The focus programs allow students who have a specific educational bent to explore this option during high school and still maintain LPS standards.

“The intent is to help students who don’t always fit the mold of a traditional high school setting,” said Mindy Roberts, principal at the Bryan, Entrepreneurship and Information Technology focus schools. “The opportunities we have are just amazing. They really take kids’ interest levels to a higher level and help them creatively explore what they’re passionate about.”

Roberts described many of the focus school students as “forward-thinking” and “self-starters” who continually think about how their educational paths will impact their future job prospects.

“Clearly, you spend more time pursuing what you’re passionate about and some people will argue you can or can’t teach entrepreneurship,” said Dale Eesley, professor and director at the Center for Innovation, Entrepreneurship and Franchising at the University of Nebraska at Omaha.  “I think what you have to have is hard work and persistence and spending time on something you love, and Montessori school allows students to focus on things that are of great interest for them.”

Eesley said the way entrepreneurship is taught in college has changed over the years.

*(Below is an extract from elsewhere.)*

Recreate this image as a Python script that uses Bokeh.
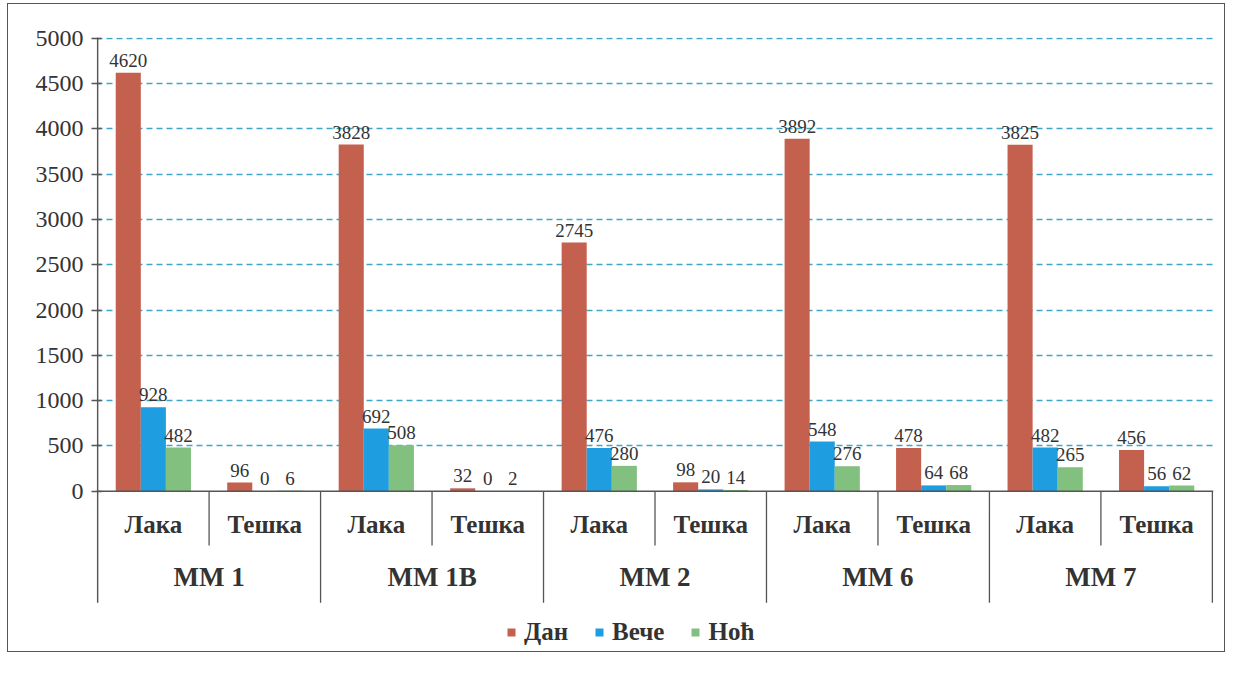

It’s moved away from developing detailed business plans to encouraging students to get their ideas heard in real-world business settings.

Similarly, Montessori learning weaves real-life applications into every activity.

At Prairie Hill, everything from fundraisers to school plays is completely student-run. If students are going on a field trip  called a “going out” experience in Montessori lingo — the students need to raise the funds, map out where they’re going and even write their own permission slips.

“What I want to enable them to do is to take on work by themselves, to teach themselves to be independent of the teacher and take on their studies on their own and answer questions for themselves and explore the world in a larger way,” said Jason Nord, an 11-year teacher at Prairie Hill who primarily works with the older students, ranging in age from 9 to 14.

Kiene sees a number of parallels between Montessori education and startups, and he believes that if more children were brought up in Montessori schools there would be more entrepreneurs.

“Every single kid is a unique snowflake. Let’s figure out how to maximize what they are and what they can be,” Kiene said. “That’s not what public schools are geared for, it’s what Montessori is geared for.”

Entrepreneurs are important because small businesses are important, Kiene explained, and that’s where he sees job potential for the future.

Not every child can or should grow up to be an entrepreneur, Baird said, and not every child who attends a Montessori school will pursue that path. However, Baird does see merit in the values his children are receiving at Prairie Hill.

“I think a big part of being an entrepreneur is just having the guts to do what no one else is doing. It’s easy to work for someone else — I’ve done that my whole life,” Baird said. “There are so many people who are too scared to start their own business. Entrepreneurship isn’t for everyone, but I think [a Montessori education] does foster the ‘I can do this’ attitude that entrepreneurs have.”